初中时好像每学期有一星期学工劳动。我被分配到过计算机房,不记得干什么了; 还有电子厂,好像是择二极管,把不好的扔出来; 还有当年最牛的一位化学老师的实验室。那是离南楼房顶最近的实验室,我很开心。他让我去化工厂拿一种东西,说用来做香波。应该是个表面活性剂吧。他让我拿最高等级的,说可以做比外面卖的好得多的香波。我记得当时最多的同学被分去机工,还有女生去做冲压。我好像没有做冲压,不知道为什么。劳动了半天我好像都不知道自己在干什么,什么也没学到。
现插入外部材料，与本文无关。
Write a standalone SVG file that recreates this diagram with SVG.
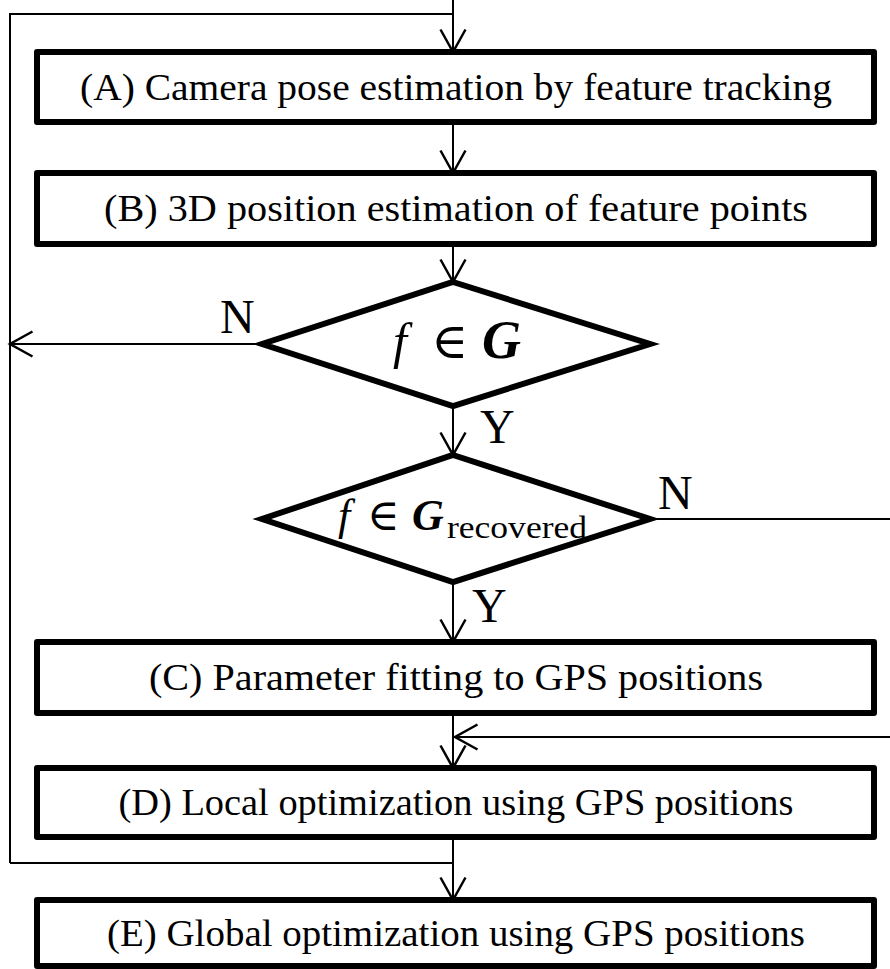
<svg xmlns="http://www.w3.org/2000/svg" width="890" height="969" viewBox="0 0 890 969">
<style>
.box{fill:#fff;stroke:#000;stroke-width:6;stroke-linejoin:round}
.dia{fill:#fff;stroke:#000;stroke-width:6;stroke-linejoin:miter}
.ln{fill:none;stroke:#000;stroke-width:2}
.t{font-family:"Liberation Serif","DejaVu Serif",serif;font-size:38px;fill:#000}
.lbl{font-family:"Liberation Serif","DejaVu Serif",serif;font-size:48px;fill:#000}
.m{font-family:"Liberation Serif","DejaVu Serif",serif;fill:#000}
</style>
<defs>
<marker id="ah" markerUnits="userSpaceOnUse" markerWidth="30" markerHeight="30" viewBox="-20 -12 24 24" refX="0" refY="0" orient="auto">
<path d="M-18,-10 L0,0 L-18,10" fill="none" stroke="#000" stroke-width="2"/>
</marker>
</defs>
<g id="connectors">
<path class="ln" d="M453,0 L453,52" marker-end="url(#ah)"/>
<path class="ln" d="M10,863 L10,14 L453,14"/>
<path class="ln" d="M453,122 L453,173" marker-end="url(#ah)"/>
<path class="ln" d="M453,244 L453,282" marker-end="url(#ah)"/>
<path class="ln" d="M262,344 L10,344" marker-end="url(#ah)"/>
<path class="ln" d="M453,406 L453,455" marker-end="url(#ah)"/>
<path class="ln" d="M650,519 L890,519"/>
<path class="ln" d="M453,582 L453,642" marker-end="url(#ah)"/>
<path class="ln" d="M890,737 L455,737" marker-end="url(#ah)"/>
<path class="ln" d="M453,713 L453,768" marker-end="url(#ah)"/>
<path class="ln" d="M453,837 L453,900" marker-end="url(#ah)"/>
<path class="ln" d="M10,863 L453,863"/>
</g>
<g id="nodeA">
<rect class="box" x="37" y="52" width="837" height="70"/>
<text class="t" x="456" y="100" text-anchor="middle" textLength="752" lengthAdjust="spacingAndGlyphs">(A) Camera pose estimation by feature tracking</text>
</g>
<g id="nodeB">
<rect class="box" x="37" y="173" width="837" height="71"/>
<text class="t" x="456" y="221" text-anchor="middle" textLength="704" lengthAdjust="spacingAndGlyphs">(B) 3D position estimation of feature points</text>
</g>
<g id="decision1">
<polygon class="dia" points="453,282 650,344 453,406 262,344"/>
<text class="m" y="358" font-size="50"><tspan x="393" font-style="italic">f</tspan><tspan x="431">∈</tspan><tspan x="482" font-style="italic" font-weight="bold" font-size="54">G</tspan></text>
<text class="lbl" x="220" y="333">N</text>
<text class="lbl" x="480" y="443">Y</text>
</g>
<g id="decision2">
<polygon class="dia" points="453,455 650,519 453,582 262,519"/>
<text class="m" y="530" font-size="44"><tspan x="338" font-style="italic">f</tspan><tspan x="367">∈</tspan><tspan x="412" font-style="italic" font-weight="bold">G</tspan><tspan x="447" y="538" font-size="32" textLength="140" lengthAdjust="spacingAndGlyphs">recovered</tspan></text>
<text class="lbl" x="658" y="509">N</text>
<text class="lbl" x="472" y="622">Y</text>
</g>
<g id="nodeC">
<rect class="box" x="37" y="642" width="837" height="71"/>
<text class="t" x="456" y="690" text-anchor="middle" textLength="614" lengthAdjust="spacingAndGlyphs">(C) Parameter fitting to GPS positions</text>
</g>
<g id="nodeD">
<rect class="box" x="37" y="768" width="837" height="69"/>
<text class="t" x="456" y="815" text-anchor="middle" textLength="675" lengthAdjust="spacingAndGlyphs">(D) Local optimization using GPS positions</text>
</g>
<g id="nodeE">
<rect class="box" x="37" y="900" width="837" height="66"/>
<text class="t" x="456" y="946" text-anchor="middle" textLength="698" lengthAdjust="spacingAndGlyphs">(E) Global optimization using GPS positions</text>
</g>
</svg>
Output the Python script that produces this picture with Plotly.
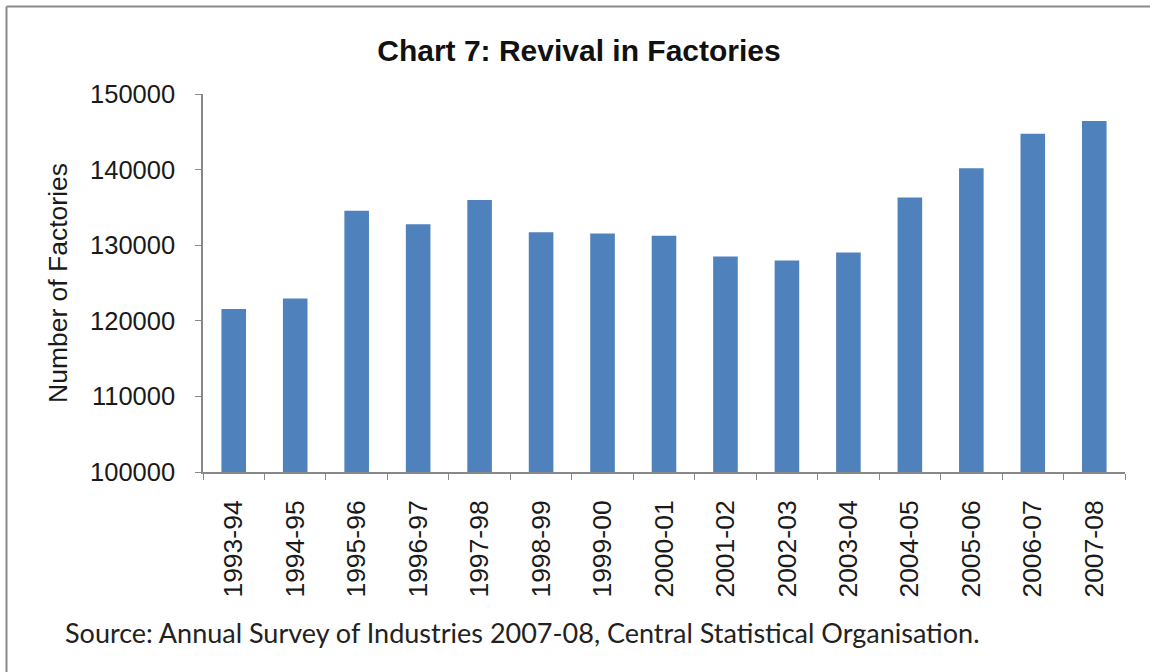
import plotly.graph_objects as go

years = ["1993-94", "1994-95", "1995-96", "1996-97", "1997-98", "1998-99", "1999-00",
         "2000-01", "2001-02", "2002-03", "2003-04", "2004-05", "2005-06", "2006-07", "2007-08"]
factories = [121550, 122950, 134570, 132780, 135980, 131710, 131540,
             131240, 128500, 127960, 129030, 136300, 140170, 144740, 146430]

title_text = "Chart 7: Revival in Factories"
y_title = "Number of Factories"
source_text = "Source: Annual Survey of Industries 2007-08, Central Statistical Organisation."
y_ticks = [100000, 110000, 120000, 130000, 140000, 150000]

W, H = 1150, 672
L, R, T, B = 203, 25, 94, 200
pw, ph = W - L - R, H - T - B

def px(x):
    return (x - L) / pw

def py(y):
    return (H - B - y) / ph

fig = go.Figure(go.Bar(x=years, y=factories, marker=dict(color="#4F81BD", line=dict(width=0)),
                       width=0.4))

fig.update_layout(
    width=W, height=H,
    margin=dict(l=L, r=R, t=T, b=B),
    paper_bgcolor="white", plot_bgcolor="white",
    font=dict(family="Liberation Sans, Arial, sans-serif", color="#1a1a1a"),
    showlegend=False,
    title=dict(text=title_text, x=579 / W, xanchor="center", y=1 - 50 / H, yanchor="middle",
               font=dict(size=30, color="#111111", family="Liberation Sans, Arial, sans-serif",
                         weight="bold")),
)

fig.update_yaxes(range=[100000, 150000], tickvals=y_ticks, ticktext=[str(v) for v in y_ticks],
                 showgrid=False, zeroline=False, showline=True, linecolor="#888888", linewidth=1.5,
                 ticks="outside", ticklen=6, tickcolor="#888888", ticklabelstandoff=15,
                 tickfont=dict(size=25.5, color="#1a1a1a"))
fig.update_xaxes(type="category", showgrid=False, showline=True, linecolor="#888888", linewidth=1.5,
                 ticks="outside", ticklen=6, tickcolor="#888888", tickson="boundaries",
                 ticklabelstandoff=16,
                 tickangle=-90, tickfont=dict(size=26.5, color="#1a1a1a"))

fig.add_annotation(text=y_title, xref="paper", yref="paper", x=px(58), y=0.5,
                   xanchor="center", yanchor="middle", textangle=-90, showarrow=False,
                   font=dict(size=26.5, color="#1a1a1a"))
fig.add_annotation(text=source_text, xref="paper", yref="paper", x=px(63), y=py(632),
                   xanchor="left", yanchor="middle", showarrow=False,
                   font=dict(size=27, color="#222222", family="Lato, Open Sans, sans-serif"))

# outer frame (left and top edges)
fig.add_shape(type="line", xref="paper", yref="paper", x0=px(6.5), x1=px(6.5), y0=py(6.5), y1=py(H),
              line=dict(color="#8a8a8a", width=2))
fig.add_shape(type="line", xref="paper", yref="paper", x0=px(6.5), x1=px(W), y0=py(6.5), y1=py(6.5),
              line=dict(color="#8a8a8a", width=2))

fig.write_html("out.html")
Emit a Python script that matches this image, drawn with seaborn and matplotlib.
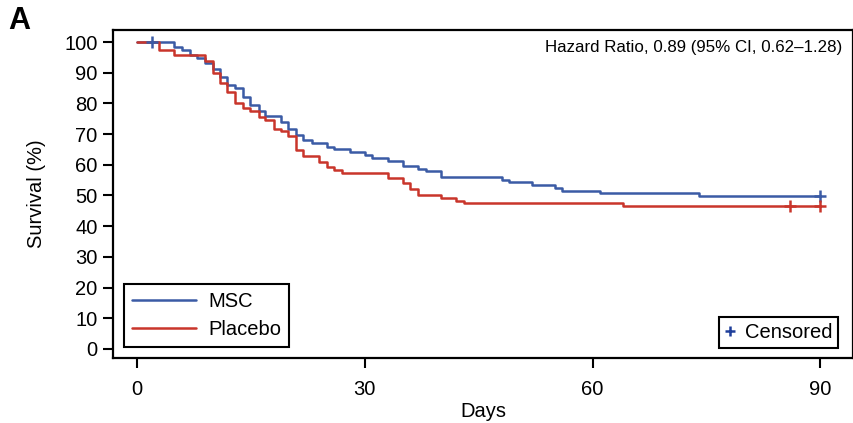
import numpy as np
import pandas as pd
import matplotlib
matplotlib.use("Agg")
import matplotlib.pyplot as plt
import seaborn as sns
from matplotlib.lines import Line2D

# Kaplan-Meier steps (day, survival %)
msc_days = [0, 4.9, 5.9, 7.0, 7.9, 9.0, 10.0, 10.9, 11.9, 12.9, 13.9, 14.9, 16.0, 16.9,
            18.9, 19.9, 20.9, 21.9, 23.0, 25.0, 26.0, 28.0, 30.0, 31.0, 33.0, 35.0, 37.0,
            38.0, 40.0, 48.0, 49.0, 52.0, 55.0, 56.0, 61.0, 74.0, 90.0]
msc_surv = [100, 98.5, 97.4, 95.8, 94.9, 93.0, 91.1, 88.7, 86.0, 84.9, 82.2, 79.5, 77.5, 75.9,
            74.0, 71.5, 69.7, 68.1, 67.0, 65.9, 65.1, 64.2, 63.2, 62.3, 61.3, 59.6, 58.7,
            57.9, 55.9, 55.0, 54.3, 53.3, 52.4, 51.6, 50.7, 49.8, 49.8]

pbo_days = [0, 2.9, 4.9, 9.0, 10.0, 10.9, 11.9, 12.9, 13.9, 14.9, 16.0, 16.9, 18.0, 18.9,
            19.9, 20.9, 21.9, 24.0, 25.0, 26.0, 27.0, 33.0, 35.0, 36.0, 37.0, 40.0, 42.0,
            43.0, 64.0, 90.0]
pbo_surv = [100, 97.3, 95.7, 93.8, 89.8, 86.5, 83.8, 80.2, 78.4, 77.5, 75.7, 74.6, 71.7, 71.1,
            69.3, 64.7, 62.9, 60.9, 59.3, 58.3, 57.4, 55.6, 54.0, 52.0, 50.2, 49.3, 48.3,
            47.4, 46.6, 46.6]

# censoring marks
msc_cens_days = [2, 90]
msc_cens_surv = [100, 49.8]
pbo_cens_days = [86, 90]
pbo_cens_surv = [46.6, 46.6]

arms = ["MSC", "Placebo"]
colors = {"MSC": "#3B5BA5", "Placebo": "#C9352B"}

df = pd.concat([
    pd.DataFrame({"Days": msc_days, "Survival": msc_surv, "Arm": "MSC"}),
    pd.DataFrame({"Days": pbo_days, "Survival": pbo_surv, "Arm": "Placebo"}),
])
cens = pd.concat([
    pd.DataFrame({"Days": msc_cens_days, "Survival": msc_cens_surv, "Arm": "MSC"}),
    pd.DataFrame({"Days": pbo_cens_days, "Survival": pbo_cens_surv, "Arm": "Placebo"}),
])

sns.set_style("ticks")
plt.rcParams["font.family"] = ["Liberation Sans", "DejaVu Sans"]
for k in ["text.color", "axes.labelcolor", "xtick.color", "ytick.color"]:
    plt.rcParams[k] = "black"

fig = plt.figure(figsize=(8.54, 4.23), dpi=100)
ax = fig.add_axes([0.132, 0.154, 0.867, 0.775])

sns.lineplot(data=df, x="Days", y="Survival", hue="Arm", hue_order=arms, palette=colors,
             drawstyle="steps-post", estimator=None, linewidth=1.8, legend=False, ax=ax)
for arm in arms:
    sub = cens[cens["Arm"] == arm]
    ax.plot(sub["Days"], sub["Survival"], linestyle="none", marker="+", markersize=9,
            markeredgewidth=1.8, color=colors[arm])

ax.set_xlim(-3.2, 94.3)
ax.set_ylim(-2.9, 103.9)
ax.set_xticks([0, 30, 60, 90])
ax.set_yticks(np.arange(0, 101, 10))
ax.tick_params(axis="both", labelsize=14.5, length=7, width=1.5, direction="out", pad=4)
ax.tick_params(axis="x", pad=9)
for s in ax.spines.values():
    s.set_linewidth(1.6)
    s.set_color("black")
ax.set_xlabel("Days", fontsize=14.5, labelpad=2)
ax.set_ylabel("Survival (%)", fontsize=14.5, labelpad=13)

handles = [Line2D([], [], color=colors[a], linewidth=1.8) for a in arms]
leg1 = ax.legend(handles, arms, loc="lower left", bbox_to_anchor=(0.015, 0.033),
                 borderaxespad=0, fontsize=14.5, handlelength=3.2, handletextpad=0.6,
                 labelspacing=0.45, borderpad=0.4, fancybox=False, framealpha=1,
                 edgecolor="black")
leg1.get_frame().set_linewidth(1.5)
ax.add_artist(leg1)

cens_handle = Line2D([], [], linestyle="none", marker="+", markersize=7,
                     markeredgewidth=1.8, color="#1F3F9A")
leg2 = ax.legend([cens_handle], ["Censored"], loc="lower right",
                 bbox_to_anchor=(0.98, 0.03), fontsize=14.5, handlelength=0.5,
                 handletextpad=0.5, borderpad=0.3, borderaxespad=0, fancybox=False,
                 framealpha=1, edgecolor="black")
leg2.get_frame().set_linewidth(1.5)

ax.text(0.985, 0.97, "Hazard Ratio, 0.89 (95% CI, 0.62\u20131.28)", transform=ax.transAxes,
        ha="right", va="top", fontsize=12.2)

fig.text(0.01, 0.985, "A", fontsize=22, fontweight="bold", ha="left", va="top")

fig.savefig("out.png", dpi=100)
学习能力真的是很差的。
那时候我们几个天南大子弟经常一起骑车上下学。冬天天亮得晚,我们总是6点多就骑车出门,路上还是黑黑的。下雪天在马路上骑车,总是会摔一两跤,但我们丝毫不觉得苦。有时上完晚自习回家路上还会想一些题,那是我最后觉得自己很专注思考,有一种"在状态(in the zone)"的感觉。现在的我每天混日子,早就没有了彼时的感觉了。
那时候我还喜欢我们上课的新楼到操场之间的紫藤架,紫藤开起来美极了。还有从蒸饭打水的锅炉房,长满月季的花园,一直通到体育馆,食堂,宿舍楼,北楼的长廊。有一次劳动时,我们发现了总理以前住的宿舍。一间小小的平房里有一张他当年的照片。当时我们的感觉就是,帅呆了!真的,被镇住了。
那时候很喜欢听校史老师讲五虎队,还有话剧社的事。想到总理男扮女装就觉得很有意思。最期待的就是每年五四的篝火晚会。年轻人穿着白紫相间的校服围着篝火跳舞,真的还有五四精神的余风。可惜好景不长。当年的校长纪文郁不知道为什么被罢黜了,换来了我38楼的邻居,当过新华校长的康。她来了以后,我们的文娱活动明显减少了。学校的风气完全变了,德育处老师更嚣张了。再也没有篝火晚会了,连国画小组的美术老师都有点意兴阑珊。我觉得她一点都不懂南开。高中的我是很不快乐的,因为 我觉得我所知道的学校没有了。再加上后来中楼被炸了,花园,紫藤都没了,操场上盖了个丑陋的翔宇楼,被提上了更丑陋的字,我心中的南开也随之灰飞烟灭了。
我已经很久没回过学校了,因为怕自己伤心。要不是这次校庆,我已经想不起来自己还对曾经的南开有这么多美好的回忆。